Había otra americana afincada en el pueblo. Se llamaba Norah y vivía con un colombiano negro, Armando. Nos invitaron a la inauguración de su bar, que era un local pequeño, agradable y con buena música. Carol y su marido no eran de bares, pero yo me hice clienta. Acabada la temporada de la barra de ballet, me trasladé a la del bar, por donde empezaron a pasar los extranjeros que recalaban en el pueblo.
 
Allí me tropecé con un francés que era primo de otro que yo había conocido en Vigo. Como suele decirse, el mundo es un pañuelo. El francés aquel era un ex presidiario, y por el bar pasaban candidatos a dar con sus huesos en la cárcel.

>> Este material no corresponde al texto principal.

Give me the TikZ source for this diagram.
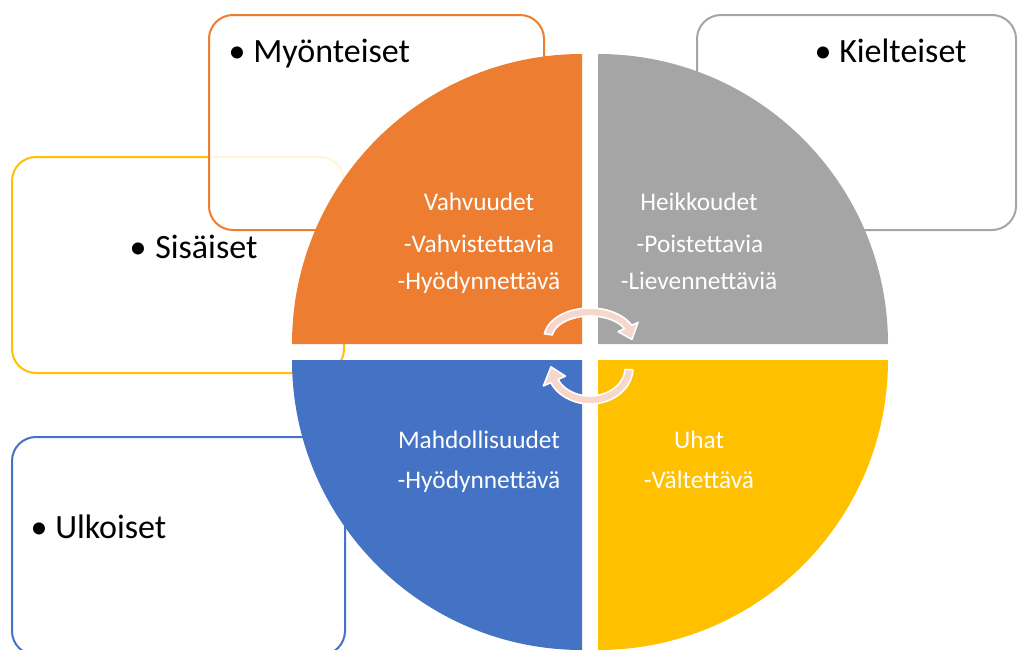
\documentclass[tikz,border=0pt]{standalone}
\usepackage{fontspec}
\setmainfont{Carlito}
\usetikzlibrary{calc}
\definecolor{cOr}{HTML}{ED7D31}
\definecolor{cGr}{HTML}{A5A5A5}
\definecolor{cBl}{HTML}{4472C4}
\definecolor{cYe}{HTML}{FFC000}
\definecolor{cArrow}{HTML}{F7D6CB}
\begin{document}
\begin{tikzpicture}[x=0.75pt,y=0.75pt,
  box/.style={line width=1.5pt, rounded corners=18pt},
  qtext/.style={text=white, font=\fontsize{19}{22}\selectfont, anchor=base, inner sep=0pt},
  btext/.style={font=\fontsize{25.5}{30}\selectfont, anchor=base west, inner sep=0pt},
  bul/.style={font=\fontsize{25.5}{30}\selectfont, anchor=base, inner sep=0pt},
  cyc/.style={fill=cArrow, draw=white, line width=1.2pt, line join=round}]
\useasboundingbox (0,0) rectangle (1018,-650);
% outline boxes
\draw[box, draw=cYe] (12,-157) rectangle (344,-373);
\draw[box, draw=cOr, fill=white, fill opacity=0.85] (209,-15) rectangle (544,-230);
\draw[box, draw=cGr, fill=white, fill opacity=0.85] (697,-15) rectangle (1016,-230);
\draw[box, draw=cBl] (12,-437) rectangle (345,-655);
% quadrants
\fill[cOr] (582,-344) -- (292,-344) arc[start angle=180,end angle=90,radius=290] -- cycle;
\fill[cGr] (598,-344) -- (598,-54) arc[start angle=90,end angle=0,radius=290] -- cycle;
\fill[cBl] (582,-360) -- (582,-650) arc[start angle=270,end angle=180,radius=290] -- cycle;
\fill[cYe] (598,-360) -- (888,-360) arc[start angle=0,end angle=-90,radius=290] -- cycle;
% cycle arrows
\coordinate (U) at (590,-338);
\coordinate (L) at (590,-368);
\path[cyc] ($(U)+(172:46 and 30)$) arc[start angle=172,end angle=25,x radius=46,y radius=30]
  -- ($(U)+(25:53 and 37)$) -- ($(U)+(-3:42 and 26)$) -- ($(U)+(25:31 and 15)$)
  -- ($(U)+(25:38 and 22)$) arc[start angle=25,end angle=172,x radius=38,y radius=22] -- cycle;
\path[cyc] ($(L)+(-3:43 and 36)$) arc[start angle=-3,end angle=-156,x radius=43,y radius=36]
  -- ($(L)+(-156:51 and 44)$) -- ($(L)+(-182:39 and 32)$) -- ($(L)+(-156:27 and 20)$)
  -- ($(L)+(-156:35 and 28)$) arc[start angle=-156,end angle=-3,x radius=35,y radius=28] -- cycle;
% quadrant texts
\node[qtext] (s1) at (479,-210) {Vahvuudet};
\node[qtext] (s2) at (479,-252) {-Vahvistettavia};
\node[qtext] (s3) at (479,-289) {-Hyödynnettävä};
\node[qtext] (w1) at (699,-210) {Heikkoudet};
\node[qtext] (w2) at (700,-252) {-Poistettavia};
\node[qtext] (w3) at (699,-289) {-Lievennettäviä};
\node[qtext] (o1) at (479,-448) {Mahdollisuudet};
\node[qtext] (o2) at (479,-488) {-Hyödynnettävä};
\node[qtext] (t1) at (699,-448) {Uhat};
\node[qtext] (t2) at (699,-488) {-Vältettävä};
% bullet texts
\node[bul] (bm) at (237,-62) {•};
\node[btext] (tm) at (253,-62) {Myönteiset};
\node[bul] (bk) at (823,-62) {•};
\node[btext] (tk) at (839,-62) {Kielteiset};
\node[bul] (bs) at (138,-258) {•};
\node[btext] (ts) at (155,-258) {Sisäiset};
\node[bul] (bu) at (39,-538) {•};
\node[btext] (tu) at (55,-538) {Ulkoiset};
\end{tikzpicture}
\end{document}
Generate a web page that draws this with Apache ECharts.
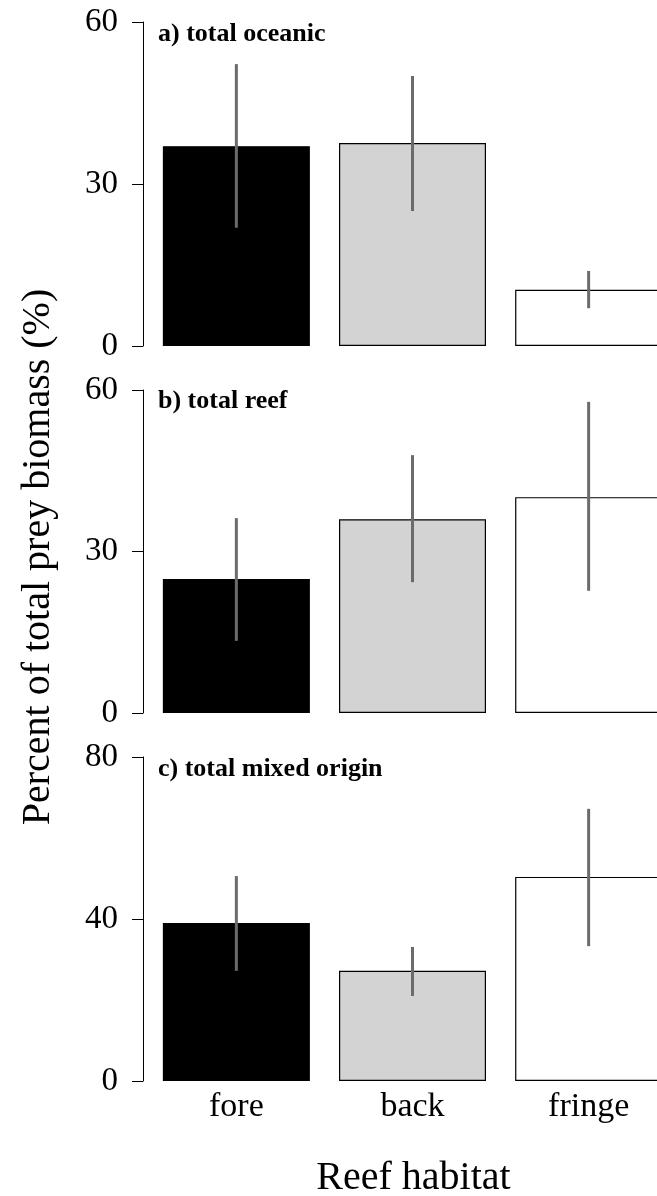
<!DOCTYPE html>
<html><head><meta charset="utf-8">
<script src="https://cdn.jsdelivr.net/npm/echarts@6/dist/echarts.min.js"></script>
<style>html,body{margin:0;padding:0;background:#fff}#c{width:657px;height:1196px}</style>
</head><body><div id="c"></div>
<script>
const habitats = ['fore', 'back', 'fringe'];
const barPositions = [0.7, 1.9, 3.1];
const barColors = ['#000000', '#d3d3d3', '#ffffff'];
const panelLabels = ['a) total oceanic', 'b) total reef', 'c) total mixed origin'];
const oceanicMean = [37.0, 37.6, 10.4];
const oceanicLow  = [21.9, 25.0, 7.0];
const oceanicHigh = [52.2, 50.0, 13.9];
const reefMean = [24.9, 36.0, 40.1];
const reefLow  = [13.4, 24.3, 22.7];
const reefHigh = [36.2, 47.9, 57.8];
const mixedMean = [39.0, 27.2, 50.4];
const mixedLow  = [27.2, 21.0, 33.3];
const mixedHigh = [50.6, 33.1, 67.2];
const yMax = [60, 60, 80];
const yInterval = [30, 30, 40];
const yTitle = 'Percent of total prey biomass (%)';
const xTitle = 'Reef habitat';

const FONT = "'Liberation Serif', 'DejaVu Serif', serif";
const panels = [
  {mean: oceanicMean, low: oceanicLow, high: oceanicHigh},
  {mean: reefMean, low: reefLow, high: reefHigh},
  {mean: mixedMean, low: mixedLow, high: mixedHigh}
];
const gridTops = [22, 390, 757];
const gridHeights = [324, 323, 324];
const labelTops = [21.5, 388.5, 756];

const grid = [], xAxis = [], yAxis = [], series = [], title = [];
panels.forEach((p, i) => {
  grid.push({left: 143, width: 539, top: gridTops[i], height: gridHeights[i],
             containLabel: false, outerBoundsMode: 'none'});
  const isLast = i === panels.length - 1;
  xAxis.push({
    type: 'value', gridIndex: i, min: 0.064, max: 3.736,
    axisLine: {show: false}, axisTick: {show: false}, splitLine: {show: false},
    axisLabel: {
      show: isLast, customValues: barPositions, margin: 9,
      fontSize: 34, fontFamily: FONT, color: '#000',
      formatter: v => {
        let best = 0;
        barPositions.forEach((b, k) => { if (Math.abs(b - v) < Math.abs(barPositions[best] - v)) best = k; });
        return habitats[best];
      }
    }
  });
  yAxis.push({
    type: 'value', gridIndex: i, min: 0, max: yMax[i], interval: yInterval[i],
    axisLine: {show: true, lineStyle: {color: '#000', width: 1}},
    axisTick: {show: true, length: 11, lineStyle: {color: '#000', width: 1}},
    axisLabel: {margin: 25, fontSize: 33, fontFamily: FONT, color: '#000'},
    splitLine: {show: false}
  });
  series.push({
    type: 'bar', xAxisIndex: i, yAxisIndex: i, barWidth: 147,
    data: p.mean.map((m, k) => ({
      value: [barPositions[k], m],
      itemStyle: {color: barColors[k], borderColor: '#000', borderWidth: 1.2}
    })),
    silent: true, z: 2
  });
  series.push({
    type: 'custom', xAxisIndex: i, yAxisIndex: i, z: 5, silent: true,
    data: p.mean.map((m, k) => [barPositions[k], p.low[k], p.high[k]]),
    encode: {x: 0, y: [1, 2]},
    renderItem: (params, api) => {
      const x = api.value(0);
      const a = api.coord([x, api.value(1)]);
      const b = api.coord([x, api.value(2)]);
      return {type: 'line', shape: {x1: a[0], y1: a[1], x2: b[0], y2: b[1]},
              style: {stroke: '#6b6b6b', lineWidth: 3}};
    }
  });
  title.push({
    text: panelLabels[i], left: 158, top: labelTops[i], padding: 0,
    textStyle: {fontFamily: FONT, fontWeight: 'bold', fontSize: 26, color: '#000'}
  });
});

const chart = echarts.init(document.getElementById('c'), null, {renderer: 'canvas'});
chart.setOption({
  animation: false,
  backgroundColor: '#fff',
  title, grid, xAxis, yAxis, series,
  graphic: [
    {type: 'text', x: 38.5, y: 557, rotation: Math.PI / 2,
     style: {text: yTitle, fontSize: 40, fontFamily: FONT, fill: '#000', textAlign: 'center', textVerticalAlign: 'middle'}},
    {type: 'text', x: 413.5, y: 1178.5,
     style: {text: xTitle, fontSize: 40, fontFamily: FONT, fill: '#000', textAlign: 'center', textVerticalAlign: 'middle'}}
  ]
});
</script></body></html>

Como Renzo, que financiaba su vida viajera enviando cartas con pequeñas cantidades de cocaína a un amigo que la vendía en Italia. 
 
Volví por unos días a Atacames y me alojé en el Chavalito, que estaba en pleno apogeo. Extranjeros de toda procedencia ocupaban las cabañas del asturiano. Los franceses y los suizos francófonos, de los que había muchos, estaban "haciendo Suramérica", una expresión que en oídos españoles sonaba arrogante. Dos sudafricanos daban la vuelta al mundo y habían querido visitar el país por el que pasaba el paralelo cero. Había un lugar dedicado a la Misión Geodésica, con su Monumento Ecuatorial, que yo no había ido a ver. Desde mi status de afincada en Ecuador, miraba con superioridad a los que iban como las mariposas, de flor en flor pero sin tiempo para probar su néctar.
 
Pero también yo tendría que moverme más pronto que tarde. Se iba agotando el plazo de mi billete de vuelta. Me quedaban sólo unos cuantos meses en el continente. Me había hecho cargo de un curso de inglés en la academia, pero ¿regresaría a Europa sin haber visto más que Perú y Ecuador?
 
Un día aparecieron por el bar de Armando dos tipos singulares, un italiano y un español. Ambos llevaban siempre botas camperas, usaban coleta, lo que era una rareza entonces, y se trataban de don.